Adjust through developer chemistry?
Originally Posted by Photo Engineer
Just wondering here.
Could the response of these digital papers be made more suitable for optical printing by adjusting the development chemistry?
I envision an additive for the developer (no doubt with a difficult to locate Kodak catalogue number ) which is intended to be used only by photographers and labs who are only printing optically. The now main-stream labs that print digitally wouldn't use it, but the individual photographers and labs with older equipment could.
“Photography is a complex and fluid medium, and its many factors are not applied in simple sequence. Rather, the process may be likened to the art of the juggler in keeping many balls in the air at one time!”
Ansel Adams, from the introduction to The Negative - The New Ansel Adams Photography Series / Book 2
AFAIK, there is no such thing. Sorry. Reformulation of the entire developer might help, but that would take a lot of work and may not yield anything useful.
From personal experience:
I tried to print on "Kodak Metallic Endura" (a digital paper) a few weeks ago. These were landscapes with blue sky, green and brown grass, grey rocks and some trees. The results were absolutely un-usable. If rocks and clouds were neutral, the sky was pure cyan; when the sky was o.k., rocks and clouds were pink. The brown of the trees was awful. Parallel prints on Supra Endura ("analog" paper) were perfect (BTW, is was Ektar 100 in MF)
In clear words: These were not minor color shifts, but the colors were really way off.

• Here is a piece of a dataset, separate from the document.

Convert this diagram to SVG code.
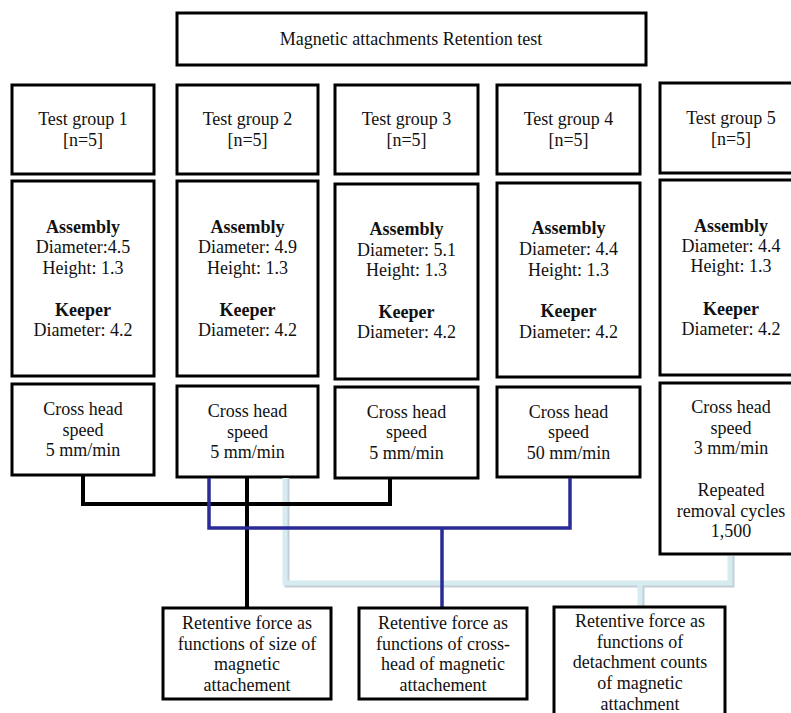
<svg xmlns="http://www.w3.org/2000/svg" width="791" height="713" viewBox="0 0 791 713">
<style>
  .box{fill:#fff;stroke:#000;stroke-width:3}
  text{font-size:18px;fill:#111;text-anchor:middle}
  .b{font-weight:bold}
  .k{fill:none;stroke:#000;stroke-width:4}
  .bl{fill:none;stroke:#2b2b98;stroke-width:3.5}
  .lb{fill:none;stroke:#d6ecf1;stroke-width:5}
  .lbs{fill:none;stroke:#c3cfd4;stroke-width:5}
</style>
<rect width="791" height="713" fill="#fff"/>
<g font-family="Liberation Serif, DejaVu Serif, serif">
<g id="title">
  <rect class="box" x="177" y="13" width="469" height="52"/>
  <text x="411" y="45">Magnetic attachments Retention test</text>
</g>
<g id="g1">
  <rect class="box" x="12" y="85" width="142" height="89"/>
  <text x="83" y="125">Test group 1</text><text x="83" y="146">[n=5]</text>
</g>
<g id="g2">
  <rect class="box" x="177" y="85" width="141" height="89"/>
  <text x="247.5" y="125">Test group 2</text><text x="247.5" y="146">[n=5]</text>
</g>
<g id="g3">
  <rect class="box" x="335" y="85" width="143" height="89"/>
  <text x="406.5" y="125">Test group 3</text><text x="406.5" y="146">[n=5]</text>
</g>
<g id="g4">
  <rect class="box" x="497" y="85" width="143" height="89"/>
  <text x="568.5" y="125">Test group 4</text><text x="568.5" y="146">[n=5]</text>
</g>
<g id="g5">
  <rect class="box" x="660" y="83" width="142" height="90"/>
  <text x="731" y="124">Test group 5</text><text x="731" y="145">[n=5]</text>
</g>
<g id="a1">
  <rect class="box" x="12" y="181" width="142" height="195"/>
  <text class="b" x="83" y="233">Assembly</text><text x="83" y="253">Diameter:4.5</text><text x="83" y="274">Height: 1.3</text>
  <text class="b" x="83" y="316">Keeper</text><text x="83" y="336">Diameter: 4.2</text>
</g>
<g id="a2">
  <rect class="box" x="177" y="181" width="141" height="195"/>
  <text class="b" x="247.5" y="233">Assembly</text><text x="247.5" y="253">Diameter: 4.9</text><text x="247.5" y="274">Height: 1.3</text>
  <text class="b" x="247.5" y="316">Keeper</text><text x="247.5" y="336">Diameter: 4.2</text>
</g>
<g id="a3">
  <rect class="box" x="335" y="184" width="143" height="195"/>
  <text class="b" x="406.5" y="235">Assembly</text><text x="406.5" y="256">Diameter: 5.1</text><text x="406.5" y="276">Height: 1.3</text>
  <text class="b" x="406.5" y="318">Keeper</text><text x="406.5" y="338">Diameter: 4.2</text>
</g>
<g id="a4">
  <rect class="box" x="497" y="183" width="143" height="194"/>
  <text class="b" x="568.5" y="234">Assembly</text><text x="568.5" y="255">Diameter: 4.4</text><text x="568.5" y="276">Height: 1.3</text>
  <text class="b" x="568.5" y="317">Keeper</text><text x="568.5" y="338">Diameter: 4.2</text>
</g>
<g id="a5">
  <rect class="box" x="660" y="180" width="142" height="195"/>
  <text class="b" x="731" y="232">Assembly</text><text x="731" y="252">Diameter: 4.4</text><text x="731" y="272">Height: 1.3</text>
  <text class="b" x="731" y="315">Keeper</text><text x="731" y="335">Diameter: 4.2</text>
</g>
<g id="c1">
  <rect class="box" x="12" y="384" width="142" height="91"/>
  <text x="83" y="415">Cross head</text><text x="83" y="436">speed</text><text x="83" y="456">5 mm/min</text>
</g>
<g id="c2">
  <rect class="box" x="177" y="386" width="141" height="91"/>
  <text x="247.5" y="417">Cross head</text><text x="247.5" y="438">speed</text><text x="247.5" y="458">5 mm/min</text>
</g>
<g id="c3">
  <rect class="box" x="335" y="387" width="143" height="91"/>
  <text x="406.5" y="418">Cross head</text><text x="406.5" y="438">speed</text><text x="406.5" y="459">5 mm/min</text>
</g>
<g id="c4">
  <rect class="box" x="497" y="387" width="143" height="90"/>
  <text x="568.5" y="418">Cross head</text><text x="568.5" y="438">speed</text><text x="568.5" y="459">50 mm/min</text>
</g>
<g id="c5">
  <rect class="box" x="660" y="383" width="142" height="171"/>
  <text x="731" y="413">Cross head</text><text x="731" y="434">speed</text><text x="731" y="454">3 mm/min</text>
  <text x="731" y="496">Repeated</text><text x="731" y="517">removal cycles</text><text x="731" y="537">1,500</text>
</g>
<g id="connectors">
  <path class="lbs" d="M287 478 V585 H732 V556 M642 585 V608"/>
  <path class="lb" d="M285 478 V583 H730 V556 M640 583 V607"/>
  <path class="k" d="M83 476 V504 H390 V479 M247 478 V608"/>
  <path class="bl" d="M209 478 V528 H570 V478 M442 528 V608"/>
</g>
<g id="r1">
  <rect class="box" x="163" y="608" width="168" height="91"/>
  <text x="247" y="629">Retentive force as</text><text x="247" y="650">functions of size of</text><text x="247" y="670">magnetic</text><text x="247" y="691">attachement</text>
</g>
<g id="r2">
  <rect class="box" x="359" y="608" width="168" height="91"/>
  <text x="443" y="629">Retentive force as</text><text x="443" y="650">functions of cross-</text><text x="443" y="670">head of magnetic</text><text x="443" y="691">attachement</text>
</g>
<g id="r3">
  <rect class="box" x="554" y="607" width="171" height="115"/>
  <text x="640" y="627">Retentive force as</text><text x="640" y="648">functions of</text><text x="640" y="668">detachment counts</text><text x="640" y="689">of magnetic</text><text x="640" y="710">attachment</text>
</g>
</g>
</svg>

Conclusion: "Digital" paper might be usable with genres where color fidelity in all colors is not necessary, like (mostly) monochrome sceneries, some product photos, or experimental work. But for anything with a palette of "natural" colors, they are useless.
In my experience, many amateurs have extremly low standards when it comes to judging own prints (it's like "my child"). This might be where the positive opinions on the web are deriving from.
For me, when "analog" papers are gone, the traditional color darkroom will be history.